SUPPLIED RECORDS:
[Start]
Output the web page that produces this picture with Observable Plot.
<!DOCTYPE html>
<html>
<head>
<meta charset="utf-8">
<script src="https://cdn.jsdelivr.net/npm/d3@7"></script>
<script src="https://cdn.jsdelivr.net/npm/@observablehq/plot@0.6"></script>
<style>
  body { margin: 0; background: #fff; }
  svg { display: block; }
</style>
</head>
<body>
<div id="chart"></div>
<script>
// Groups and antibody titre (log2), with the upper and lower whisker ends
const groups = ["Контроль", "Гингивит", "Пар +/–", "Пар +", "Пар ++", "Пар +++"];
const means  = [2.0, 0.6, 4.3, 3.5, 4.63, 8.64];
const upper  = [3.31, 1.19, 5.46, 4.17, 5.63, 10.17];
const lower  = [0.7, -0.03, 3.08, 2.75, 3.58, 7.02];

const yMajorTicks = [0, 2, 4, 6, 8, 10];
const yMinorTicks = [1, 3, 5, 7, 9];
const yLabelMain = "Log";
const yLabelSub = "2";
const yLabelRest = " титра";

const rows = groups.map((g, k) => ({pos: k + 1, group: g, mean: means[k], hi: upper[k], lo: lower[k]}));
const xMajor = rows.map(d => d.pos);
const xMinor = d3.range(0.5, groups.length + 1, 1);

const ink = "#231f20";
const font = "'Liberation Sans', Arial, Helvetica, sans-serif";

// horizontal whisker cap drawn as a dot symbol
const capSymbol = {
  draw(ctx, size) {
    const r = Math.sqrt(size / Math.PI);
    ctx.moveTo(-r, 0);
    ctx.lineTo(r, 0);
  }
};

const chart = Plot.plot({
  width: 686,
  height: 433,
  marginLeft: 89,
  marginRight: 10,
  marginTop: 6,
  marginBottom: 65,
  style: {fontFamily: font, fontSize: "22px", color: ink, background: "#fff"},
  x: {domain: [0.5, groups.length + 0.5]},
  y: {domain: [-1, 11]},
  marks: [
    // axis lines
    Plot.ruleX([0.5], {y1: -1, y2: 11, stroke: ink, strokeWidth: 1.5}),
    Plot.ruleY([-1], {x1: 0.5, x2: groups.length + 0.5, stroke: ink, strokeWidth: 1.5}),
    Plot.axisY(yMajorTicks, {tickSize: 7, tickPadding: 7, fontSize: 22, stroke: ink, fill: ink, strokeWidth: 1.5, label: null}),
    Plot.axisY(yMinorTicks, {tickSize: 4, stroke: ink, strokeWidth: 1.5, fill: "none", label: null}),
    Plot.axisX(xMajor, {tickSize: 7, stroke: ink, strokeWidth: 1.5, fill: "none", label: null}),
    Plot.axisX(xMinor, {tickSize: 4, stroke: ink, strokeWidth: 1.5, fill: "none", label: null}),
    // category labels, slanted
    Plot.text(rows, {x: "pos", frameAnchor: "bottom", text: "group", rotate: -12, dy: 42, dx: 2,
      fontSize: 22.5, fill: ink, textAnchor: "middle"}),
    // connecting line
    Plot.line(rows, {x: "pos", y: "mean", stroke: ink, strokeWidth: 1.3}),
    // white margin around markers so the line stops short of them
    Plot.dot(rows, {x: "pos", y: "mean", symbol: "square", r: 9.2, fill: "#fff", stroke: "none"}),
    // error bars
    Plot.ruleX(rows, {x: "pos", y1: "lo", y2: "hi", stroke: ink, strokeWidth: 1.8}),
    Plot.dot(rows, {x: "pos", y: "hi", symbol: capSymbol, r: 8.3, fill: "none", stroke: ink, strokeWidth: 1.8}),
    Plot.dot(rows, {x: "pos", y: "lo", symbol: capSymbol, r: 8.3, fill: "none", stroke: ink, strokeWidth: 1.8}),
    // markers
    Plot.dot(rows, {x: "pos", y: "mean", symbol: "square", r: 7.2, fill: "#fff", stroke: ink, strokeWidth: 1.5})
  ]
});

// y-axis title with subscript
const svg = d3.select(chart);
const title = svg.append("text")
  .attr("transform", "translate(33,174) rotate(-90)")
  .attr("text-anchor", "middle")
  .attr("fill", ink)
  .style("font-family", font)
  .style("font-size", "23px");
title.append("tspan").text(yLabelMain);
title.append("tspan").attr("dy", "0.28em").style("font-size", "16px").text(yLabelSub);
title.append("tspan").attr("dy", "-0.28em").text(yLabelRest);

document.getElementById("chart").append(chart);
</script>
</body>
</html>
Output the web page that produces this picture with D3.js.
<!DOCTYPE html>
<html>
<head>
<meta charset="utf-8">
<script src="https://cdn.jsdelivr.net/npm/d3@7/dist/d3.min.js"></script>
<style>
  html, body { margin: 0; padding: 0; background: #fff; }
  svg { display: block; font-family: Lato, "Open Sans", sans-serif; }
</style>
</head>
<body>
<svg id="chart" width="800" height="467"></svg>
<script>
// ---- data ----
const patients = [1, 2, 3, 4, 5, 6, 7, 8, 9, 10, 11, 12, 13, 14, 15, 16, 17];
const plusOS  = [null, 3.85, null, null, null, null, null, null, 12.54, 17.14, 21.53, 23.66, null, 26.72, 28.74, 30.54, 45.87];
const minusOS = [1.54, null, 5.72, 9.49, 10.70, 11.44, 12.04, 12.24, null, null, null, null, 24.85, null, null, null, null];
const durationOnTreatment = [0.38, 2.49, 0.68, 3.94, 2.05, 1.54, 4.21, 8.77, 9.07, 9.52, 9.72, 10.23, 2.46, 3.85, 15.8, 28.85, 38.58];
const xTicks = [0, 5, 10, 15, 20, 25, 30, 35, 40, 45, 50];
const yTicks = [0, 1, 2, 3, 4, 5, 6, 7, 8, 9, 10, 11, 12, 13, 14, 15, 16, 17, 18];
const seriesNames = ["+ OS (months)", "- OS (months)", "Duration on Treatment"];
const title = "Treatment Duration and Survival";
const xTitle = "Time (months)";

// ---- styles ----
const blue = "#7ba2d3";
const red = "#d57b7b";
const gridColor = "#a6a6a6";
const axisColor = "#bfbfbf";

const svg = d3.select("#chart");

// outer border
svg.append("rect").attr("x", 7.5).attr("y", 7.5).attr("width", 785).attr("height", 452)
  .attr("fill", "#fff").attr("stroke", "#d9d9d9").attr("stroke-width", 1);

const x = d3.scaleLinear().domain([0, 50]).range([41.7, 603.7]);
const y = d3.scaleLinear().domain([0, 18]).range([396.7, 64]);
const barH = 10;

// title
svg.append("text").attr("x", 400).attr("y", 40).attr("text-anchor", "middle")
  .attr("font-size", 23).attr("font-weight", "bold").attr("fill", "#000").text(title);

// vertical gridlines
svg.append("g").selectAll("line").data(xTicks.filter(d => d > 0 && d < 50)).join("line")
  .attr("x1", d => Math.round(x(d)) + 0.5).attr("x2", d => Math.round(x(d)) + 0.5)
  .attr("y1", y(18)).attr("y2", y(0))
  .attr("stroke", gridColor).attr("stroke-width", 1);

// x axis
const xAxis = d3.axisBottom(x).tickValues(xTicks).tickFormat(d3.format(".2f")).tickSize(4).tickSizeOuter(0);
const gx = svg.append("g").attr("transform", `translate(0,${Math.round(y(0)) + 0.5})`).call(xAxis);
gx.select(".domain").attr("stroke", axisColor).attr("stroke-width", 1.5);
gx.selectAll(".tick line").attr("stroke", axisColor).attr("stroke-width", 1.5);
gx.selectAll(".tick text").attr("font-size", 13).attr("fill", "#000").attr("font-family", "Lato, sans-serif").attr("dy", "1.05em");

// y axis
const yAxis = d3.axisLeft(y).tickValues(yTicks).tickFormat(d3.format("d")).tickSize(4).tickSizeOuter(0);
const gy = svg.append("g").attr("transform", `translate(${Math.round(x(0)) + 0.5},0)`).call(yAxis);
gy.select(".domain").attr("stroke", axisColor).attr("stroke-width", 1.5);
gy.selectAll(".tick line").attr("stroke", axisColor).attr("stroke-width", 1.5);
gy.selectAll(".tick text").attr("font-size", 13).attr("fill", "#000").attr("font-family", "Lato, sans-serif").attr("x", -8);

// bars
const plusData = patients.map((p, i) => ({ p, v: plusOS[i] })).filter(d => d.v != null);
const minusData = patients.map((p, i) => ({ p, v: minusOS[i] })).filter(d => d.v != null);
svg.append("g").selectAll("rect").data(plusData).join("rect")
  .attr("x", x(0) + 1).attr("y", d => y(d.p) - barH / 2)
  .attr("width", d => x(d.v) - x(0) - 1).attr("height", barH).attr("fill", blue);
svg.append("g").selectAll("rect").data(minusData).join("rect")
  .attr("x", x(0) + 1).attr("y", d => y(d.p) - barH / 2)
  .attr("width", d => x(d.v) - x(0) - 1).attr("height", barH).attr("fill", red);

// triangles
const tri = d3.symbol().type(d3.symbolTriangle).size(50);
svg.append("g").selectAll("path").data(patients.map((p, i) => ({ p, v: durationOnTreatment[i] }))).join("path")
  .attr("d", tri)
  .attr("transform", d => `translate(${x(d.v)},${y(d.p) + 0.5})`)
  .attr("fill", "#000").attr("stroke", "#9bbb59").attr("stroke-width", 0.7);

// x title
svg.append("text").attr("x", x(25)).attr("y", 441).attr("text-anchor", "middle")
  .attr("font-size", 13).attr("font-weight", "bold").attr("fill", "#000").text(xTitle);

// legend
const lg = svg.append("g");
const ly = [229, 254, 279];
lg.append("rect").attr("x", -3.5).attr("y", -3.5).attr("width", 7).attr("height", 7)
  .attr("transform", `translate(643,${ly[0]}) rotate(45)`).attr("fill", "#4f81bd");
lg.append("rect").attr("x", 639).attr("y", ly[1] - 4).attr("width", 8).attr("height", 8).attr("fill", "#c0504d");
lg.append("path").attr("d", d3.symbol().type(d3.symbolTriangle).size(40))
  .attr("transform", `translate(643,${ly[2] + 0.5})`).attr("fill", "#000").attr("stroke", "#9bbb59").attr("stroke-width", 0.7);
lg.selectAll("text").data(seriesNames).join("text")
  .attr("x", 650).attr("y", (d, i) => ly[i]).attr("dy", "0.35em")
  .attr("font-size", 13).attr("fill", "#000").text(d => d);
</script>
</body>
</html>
[End]
WORK TO BE COMPLETED: Copy out the listing above, line by line and exactly, from its first line to the line holding "2.75, 3.58, 7.02];", inclusive.

ANSWER TO THIS EXERCISE:
Output the web page that produces this picture with Observable Plot.
<!DOCTYPE html>
<html>
<head>
<meta charset="utf-8">
<script src="https://cdn.jsdelivr.net/npm/d3@7"></script>
<script src="https://cdn.jsdelivr.net/npm/@observablehq/plot@0.6"></script>
<style>
  body { margin: 0; background: #fff; }
  svg { display: block; }
</style>
</head>
<body>
<div id="chart"></div>
<script>
// Groups and antibody titre (log2), with the upper and lower whisker ends
const groups = ["Контроль", "Гингивит", "Пар +/–", "Пар +", "Пар ++", "Пар +++"];
const means  = [2.0, 0.6, 4.3, 3.5, 4.63, 8.64];
const upper  = [3.31, 1.19, 5.46, 4.17, 5.63, 10.17];
const lower  = [0.7, -0.03, 3.08, 2.75, 3.58, 7.02];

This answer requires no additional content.